— START EXERCISE MATERIALS —
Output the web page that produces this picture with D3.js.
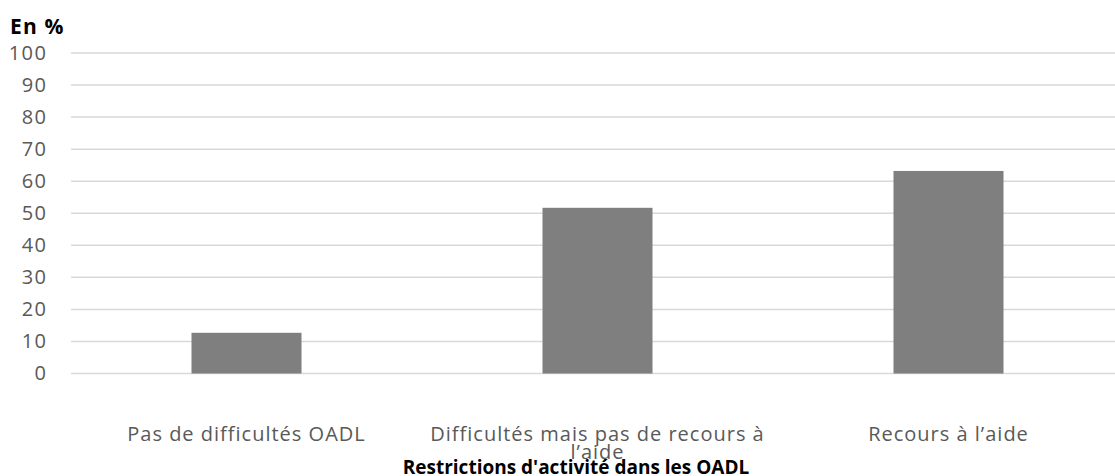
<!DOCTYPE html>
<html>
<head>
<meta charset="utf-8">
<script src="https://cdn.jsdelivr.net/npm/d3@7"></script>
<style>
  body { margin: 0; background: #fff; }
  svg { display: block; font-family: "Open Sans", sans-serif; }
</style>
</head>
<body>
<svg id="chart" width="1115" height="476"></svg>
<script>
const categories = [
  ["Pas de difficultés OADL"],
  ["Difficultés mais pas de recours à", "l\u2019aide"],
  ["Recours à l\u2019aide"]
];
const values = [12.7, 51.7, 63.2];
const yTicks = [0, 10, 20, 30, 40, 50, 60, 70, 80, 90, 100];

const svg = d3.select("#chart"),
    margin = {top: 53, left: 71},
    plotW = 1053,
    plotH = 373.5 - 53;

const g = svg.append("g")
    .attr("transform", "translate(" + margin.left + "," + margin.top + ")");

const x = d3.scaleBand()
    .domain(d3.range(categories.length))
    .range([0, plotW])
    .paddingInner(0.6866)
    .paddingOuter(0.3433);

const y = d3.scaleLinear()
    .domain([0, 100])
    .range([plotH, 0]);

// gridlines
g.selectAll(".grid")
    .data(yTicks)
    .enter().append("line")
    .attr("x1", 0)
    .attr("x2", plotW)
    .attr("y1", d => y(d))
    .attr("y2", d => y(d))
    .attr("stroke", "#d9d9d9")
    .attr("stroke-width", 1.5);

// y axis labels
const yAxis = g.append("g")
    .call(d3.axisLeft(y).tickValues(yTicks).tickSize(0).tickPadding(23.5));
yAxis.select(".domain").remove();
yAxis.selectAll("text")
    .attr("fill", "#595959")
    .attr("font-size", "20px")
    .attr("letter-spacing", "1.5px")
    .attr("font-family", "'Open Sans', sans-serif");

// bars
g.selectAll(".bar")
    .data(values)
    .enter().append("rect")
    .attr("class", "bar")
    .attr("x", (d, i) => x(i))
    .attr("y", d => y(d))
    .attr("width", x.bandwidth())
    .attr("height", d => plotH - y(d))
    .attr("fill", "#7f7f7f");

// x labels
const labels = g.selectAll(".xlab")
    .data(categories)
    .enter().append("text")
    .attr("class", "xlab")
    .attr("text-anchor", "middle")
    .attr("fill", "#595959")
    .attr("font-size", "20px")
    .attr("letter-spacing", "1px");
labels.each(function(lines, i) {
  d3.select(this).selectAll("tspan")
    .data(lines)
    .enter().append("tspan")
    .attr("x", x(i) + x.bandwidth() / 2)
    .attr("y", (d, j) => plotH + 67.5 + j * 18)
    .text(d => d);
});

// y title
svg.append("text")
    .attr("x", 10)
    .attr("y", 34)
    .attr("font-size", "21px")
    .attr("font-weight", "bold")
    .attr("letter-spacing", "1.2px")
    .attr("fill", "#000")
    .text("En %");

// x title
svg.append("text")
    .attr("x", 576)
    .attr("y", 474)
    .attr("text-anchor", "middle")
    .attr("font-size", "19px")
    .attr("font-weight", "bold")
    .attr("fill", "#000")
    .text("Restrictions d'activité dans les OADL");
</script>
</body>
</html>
— END EXERCISE MATERIALS —
— START EXERCISE MATERIALS —
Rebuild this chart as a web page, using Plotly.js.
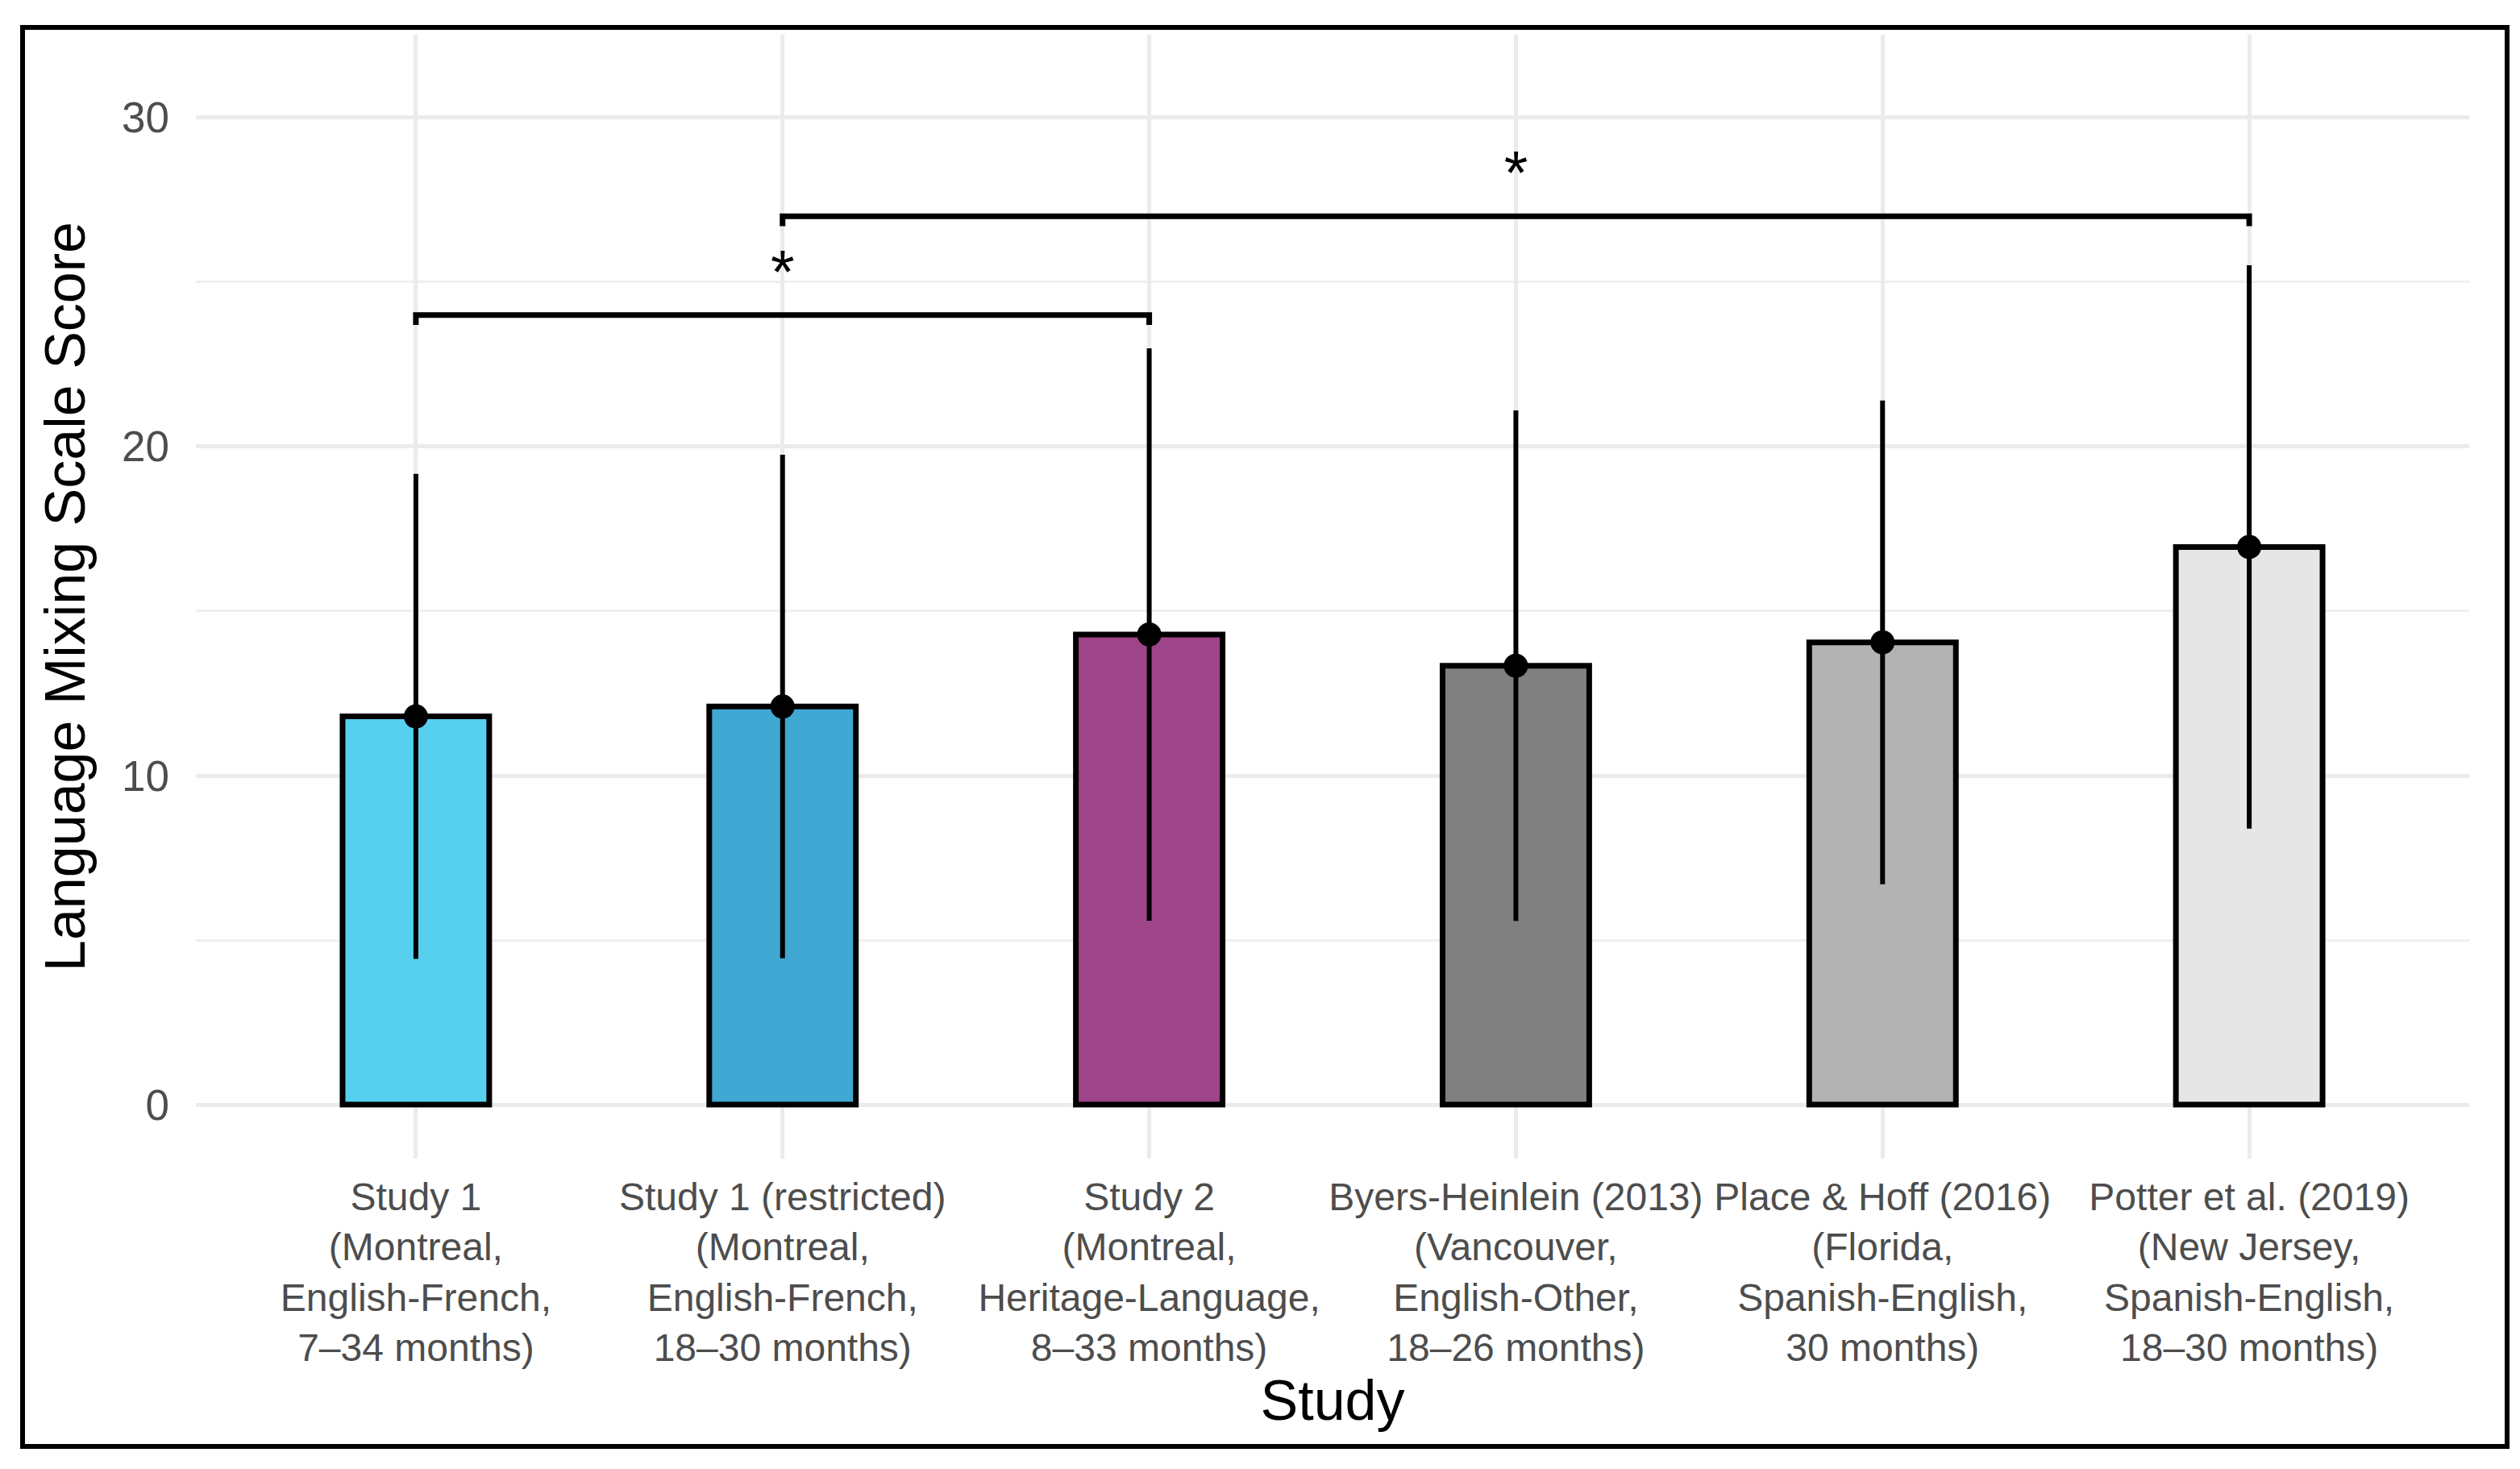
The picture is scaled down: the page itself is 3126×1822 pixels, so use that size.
— END EXERCISE MATERIALS —
— START EXERCISE MATERIALS —
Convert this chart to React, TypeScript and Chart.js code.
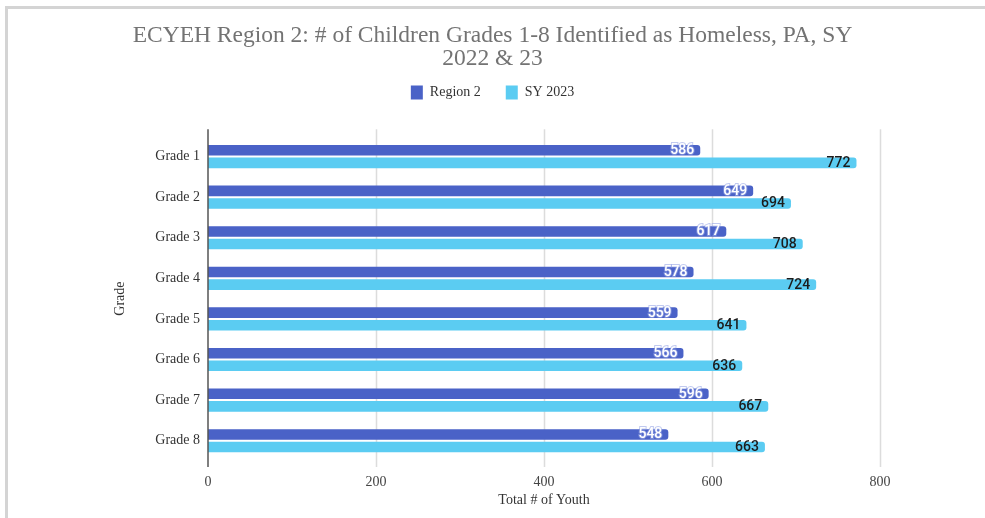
— END EXERCISE MATERIALS —
◆ **TASK REQUIREMENTS**:
In the listing, find each line with the string "chart" and copy it.

◆ **RESPONSE TO THE EXERCISE**:
<svg id="chart" width="1115" height="476"></svg>
const svg = d3.select("#chart"),
Rebuild this chart as a web page, using Plotly.js.
Convert this chart to React, TypeScript and Chart.js code.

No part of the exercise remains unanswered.